A super welterweight match between undefeated fighters saw Joey Spencer (16-0, 10 KOs) emerge with a unanimous decision after 10 rounds against Mexico’s Kevin Salgado (14-1-1, 9 KOs). Neither fighter offered much offensive display in a lackluster fight that fans booed sporadically.
Though it seemed Salgado was the more aggressive, neither fighter seemed inclined to take a chance. Spencer was especially defensive with his shoulder roll and counter-punching style. Two judges scored it 99-91 and another 100-90.
Very unentertaining fight.
Michigan’s Ra’eese Aleem (20-0, 12 KOs) proved too quick and agile for Philippine’s Mike Plania (26-2, 13 KOs) and walked away with a dominant unanimous decision victory after 10 rounds in a super bantamweight contest.
“The fight was everything that I expected. He’s a very tough fighter and a great competitor. I just wanted to fight a smart fight, because we know he’s dangerous. Although I didn’t feel his power, I know that he can hit. I just wanted to take my time and let everything fall into place,” said Aleem.
Aleem floored Plania in the second round with a quick burst combination that sent Plania reeling back where the ropes held him up. Referee Ray Corona correctly ruled it a knockdown. After that knockdown, Plania never could step on the gas nor figure out the jitterbug style of Aleem.
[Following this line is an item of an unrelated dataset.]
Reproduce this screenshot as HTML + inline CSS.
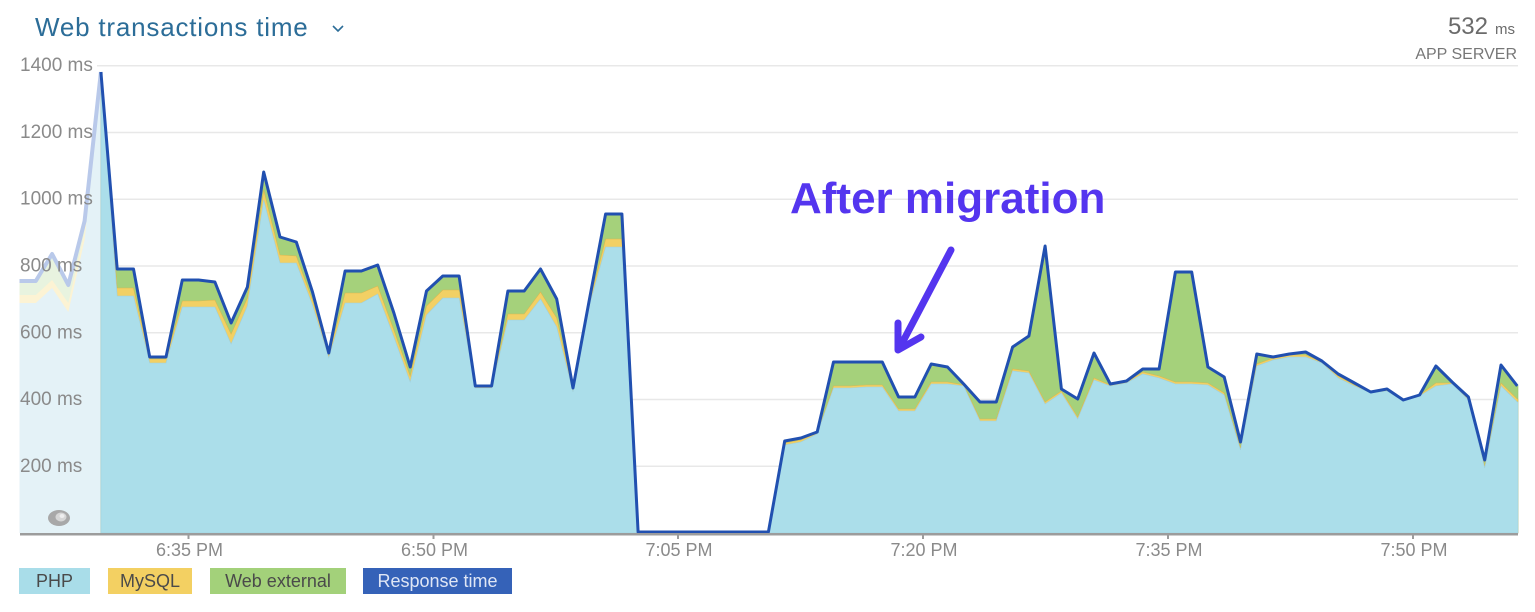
<!DOCTYPE html>
<html>
<head>
<meta charset="utf-8">
<style>
  html,body{margin:0;padding:0;background:#fff;}
  body{width:1535px;height:612px;overflow:hidden;}
  svg{display:block;}
  text{font-family:"Liberation Sans",sans-serif;}
</style>
</head>
<body>
<svg width="1535" height="612" viewBox="0 0 1535 612" xmlns="http://www.w3.org/2000/svg">
  <!-- Title -->
  <text x="35" y="36" font-size="26" fill="#2c6d98" letter-spacing="0.8">Web transactions time</text>
  <polyline points="333,26 338,31 343,26" fill="none" stroke="#2c6d98" stroke-width="1.6"/>

  <!-- Top right -->
  <text x="1488" y="34" font-size="24" fill="#6b6b6b" text-anchor="end">532</text>
  <text x="1495" y="34" font-size="15" fill="#6b6b6b">ms</text>
  <text x="1517" y="59" font-size="16" fill="#777" text-anchor="end">APP SERVER</text>

  <!-- Gridlines -->
  <g stroke="#e8e8e8" stroke-width="1.5">
    <line x1="97" y1="65.7" x2="1518" y2="65.7"/>
    <line x1="97" y1="132.5" x2="1518" y2="132.5"/>
    <line x1="97" y1="199.2" x2="1518" y2="199.2"/>
    <line x1="86" y1="266" x2="1518" y2="266"/>
    <line x1="86" y1="332.8" x2="1518" y2="332.8"/>
    <line x1="86" y1="399.5" x2="1518" y2="399.5"/>
    <line x1="86" y1="466.3" x2="1518" y2="466.3"/>
  </g>

  <!-- Pale region (i=0..5) -->
  <polygon fill="#e8f3df" points="19.5,533 19.5,281 35.8,281 52.1,254 68.3,285 84.6,221 100.9,72 100.9,533"/>
  <polygon fill="#fcf3d4" points="19.5,533 19.5,295 35.8,295 52.1,280 68.3,303 84.6,232 100.9,78 100.9,533"/>
  <polygon fill="#e4f2f7" points="19.5,533 19.5,303 35.8,303 52.1,288 68.3,312 84.6,240 100.9,82 100.9,533"/>
  <polyline fill="none" stroke="#b9c9ea" stroke-width="4" stroke-linejoin="round" points="19.5,281 35.8,281 52.1,254 68.3,285 84.6,221 100.9,72"/>

  <!-- Y labels -->
  <g font-size="19" fill="#8a8a8a">
    <text x="20" y="71">1400 ms</text>
    <text x="20" y="138">1200 ms</text>
    <text x="20" y="204.7">1000 ms</text>
    <text x="20" y="271.5">800 ms</text>
    <text x="20" y="338.3">600 ms</text>
    <text x="20" y="405">400 ms</text>
    <text x="20" y="471.8">200 ms</text>
  </g>

  <!-- Green (Web external) = total -->
  <polygon fill="#a5d17b" stroke="#93c26b" stroke-width="0.6" points="100.9,533 100.9,72 117.2,269 133.5,269 149.7,357 166.0,357 182.3,280 198.6,280 214.9,282 231.1,323 247.4,287 263.7,172 280.0,237 296.3,242 312.5,292 328.8,353 345.1,271 361.4,271 377.7,265 393.9,313 410.2,367 426.5,291 442.8,276 459.1,276 475.3,386 491.6,386 507.9,291 524.2,291 540.5,269 556.7,299 573.0,388 589.3,300 605.6,214 621.9,214 638.1,533 768.4,533 784.7,441 800.9,438 817.2,432 833.5,362 849.8,362 866.1,362 882.3,362 898.6,397 914.9,397 931.2,364 947.5,367 963.7,384 980.0,402 996.3,402 1012.6,347 1028.9,336 1045.1,246 1061.4,389 1077.7,399 1094.0,353 1110.3,384 1126.5,381 1142.8,369 1159.1,369 1175.4,272 1191.7,272 1207.9,367 1224.2,377 1240.5,442 1256.8,354 1273.1,357 1289.3,354 1305.6,352 1321.9,361 1338.2,374 1354.5,383 1370.7,392 1387.0,389 1403.3,400 1419.6,395 1435.9,366 1452.1,382 1468.4,397 1484.7,460 1501.0,365 1517.3,386 1518,386 1518,533"/>

  <!-- Yellow (MySQL) -->
  <polygon fill="#f2d064" stroke="#d8b850" stroke-width="0.6" points="100.9,533 100.9,78 117.2,288 133.5,288 149.7,359 166.0,359 182.3,301 198.6,301 214.9,300 231.1,334 247.4,298 263.7,190 280.0,255 296.3,256 312.5,300 328.8,355 345.1,293 361.4,293 377.7,286 393.9,330 410.2,376 426.5,306 442.8,290 459.1,290 475.3,387 491.6,387 507.9,314 524.2,314 540.5,292 556.7,318 573.0,390 589.3,303 605.6,239 621.9,239 638.1,533 768.4,533 784.7,443 800.9,440 817.2,433 833.5,386 849.8,386 866.1,385 882.3,385 898.6,409 914.9,409 931.2,382 947.5,382 963.7,385 980.0,419 996.3,419 1012.6,369 1028.9,371 1045.1,402 1061.4,391 1077.7,417 1094.0,378 1110.3,385 1126.5,382 1142.8,372 1159.1,376 1175.4,382 1191.7,382 1207.9,383 1224.2,393 1240.5,448 1256.8,364 1273.1,358 1289.3,355 1305.6,355 1321.9,362 1338.2,376 1354.5,385 1370.7,392 1387.0,390 1403.3,400 1419.6,395 1435.9,383 1452.1,383 1468.4,398 1484.7,466 1501.0,383 1517.3,399 1518,399 1518,533"/>

  <!-- PHP -->
  <polygon fill="#abdeea" stroke="#9fcfdb" stroke-width="0.6" points="100.9,533 100.9,82 117.2,296 133.5,296 149.7,363 166.0,363 182.3,307 198.6,307 214.9,307 231.1,344 247.4,306 263.7,200 280.0,263 296.3,263 312.5,305 328.8,358 345.1,303 361.4,303 377.7,294 393.9,337 410.2,382 426.5,315 442.8,298 459.1,298 475.3,388 491.6,388 507.9,320 524.2,320 540.5,299 556.7,327 573.0,392 589.3,306 605.6,247 621.9,247 638.1,533 768.4,533 784.7,445 800.9,442 817.2,434 833.5,388 849.8,388 866.1,387 882.3,387 898.6,411 914.9,411 931.2,384 947.5,384 963.7,386 980.0,421 996.3,421 1012.6,371 1028.9,373 1045.1,404 1061.4,393 1077.7,419 1094.0,380 1110.3,386 1126.5,383 1142.8,374 1159.1,378 1175.4,384 1191.7,384 1207.9,385 1224.2,395 1240.5,450 1256.8,366 1273.1,360 1289.3,357 1305.6,357 1321.9,363 1338.2,378 1354.5,386 1370.7,393 1387.0,391 1403.3,401 1419.6,396 1435.9,386 1452.1,384 1468.4,400 1484.7,468 1501.0,386 1517.3,402 1518,402 1518,533"/>

  <!-- Response time line -->
  <polyline fill="none" stroke="#2150b0" stroke-width="3" stroke-linejoin="round" points="100.9,72 117.2,269 133.5,269 149.7,357 166.0,357 182.3,280 198.6,280 214.9,282 231.1,323 247.4,287 263.7,172 280.0,237 296.3,242 312.5,292 328.8,353 345.1,271 361.4,271 377.7,265 393.9,313 410.2,367 426.5,291 442.8,276 459.1,276 475.3,386 491.6,386 507.9,291 524.2,291 540.5,269 556.7,299 573.0,388 589.3,300 605.6,214 621.9,214 638.1,532 768.4,532 784.7,441 800.9,438 817.2,432 833.5,362 849.8,362 866.1,362 882.3,362 898.6,397 914.9,397 931.2,364 947.5,367 963.7,384 980.0,402 996.3,402 1012.6,347 1028.9,336 1045.1,246 1061.4,389 1077.7,399 1094.0,353 1110.3,384 1126.5,381 1142.8,369 1159.1,369 1175.4,272 1191.7,272 1207.9,367 1224.2,377 1240.5,442 1256.8,354 1273.1,357 1289.3,354 1305.6,352 1321.9,361 1338.2,374 1354.5,383 1370.7,392 1387.0,389 1403.3,400 1419.6,395 1435.9,366 1452.1,382 1468.4,397 1484.7,460 1501.0,365 1517.3,386"/>

  <!-- Eye icon -->
  <ellipse cx="59" cy="518" rx="11" ry="8" fill="#a8a8a8"/>
  <ellipse cx="61" cy="517" rx="5.5" ry="4.5" fill="#d6d6d6"/>
  <ellipse cx="62" cy="516" rx="2.5" ry="2" fill="#eeeeee"/>

  <!-- X axis -->
  <rect x="20" y="533" width="1498" height="2.5" fill="#9c9c9c"/>
  <g fill="#9c9c9c">
    <rect x="187.5" y="535" width="2" height="4"/>
    <rect x="432.5" y="535" width="2" height="4"/>
    <rect x="677" y="535" width="2" height="4"/>
    <rect x="922" y="535" width="2" height="4"/>
    <rect x="1167" y="535" width="2" height="4"/>
    <rect x="1412" y="535" width="2" height="4"/>
  </g>
  <g font-size="18" fill="#8a8a8a" text-anchor="middle">
    <text x="189.5" y="556">6:35 PM</text>
    <text x="434.5" y="556">6:50 PM</text>
    <text x="679" y="556">7:05 PM</text>
    <text x="924" y="556">7:20 PM</text>
    <text x="1169" y="556">7:35 PM</text>
    <text x="1414" y="556">7:50 PM</text>
  </g>

  <!-- Annotation -->
  <text x="790" y="213" font-size="44" font-weight="bold" fill="#5435ef">After migration</text>
  <g stroke="#5435ef" stroke-width="7" stroke-linecap="round" stroke-linejoin="round" fill="none">
    <line x1="951" y1="250" x2="899" y2="349"/>
    <polyline points="898,323 898,350 921,337"/>
  </g>

  <!-- Legend -->
  <rect x="19" y="568" width="71" height="26" fill="#a9dde9"/>
  <text x="54.5" y="587" font-size="18" fill="#4a4a4a" text-anchor="middle">PHP</text>
  <rect x="108" y="568" width="84" height="26" fill="#f3d062"/>
  <text x="150" y="587" font-size="18" fill="#4a4a4a" text-anchor="middle">MySQL</text>
  <rect x="210" y="568" width="136" height="26" fill="#a3d17a"/>
  <text x="278" y="587" font-size="18" fill="#4a4a4a" text-anchor="middle">Web external</text>
  <rect x="363" y="568" width="149" height="26" fill="#3562b8"/>
  <text x="437.5" y="587" font-size="18" fill="#dfe6f5" text-anchor="middle">Response time</text>
</svg>
</body>
</html>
Though it seemed Aleem was the quicker athlete, he was satisfied with a hit and move style in simply out-pointing the Filipino fighter over 10 rounds. All three judges scored the same 100-89 for Aleem.
Is Aleem ready for champion Stephen Fulton?
“It’s time for ‘scared boy’ Stephen Fulton Jr. to come out of hiding and sign the contract. Let’s get in there so I can give him his first loss. It would be a closer fight than tonight, but I still expect to dominate and get the win,” said Aleem.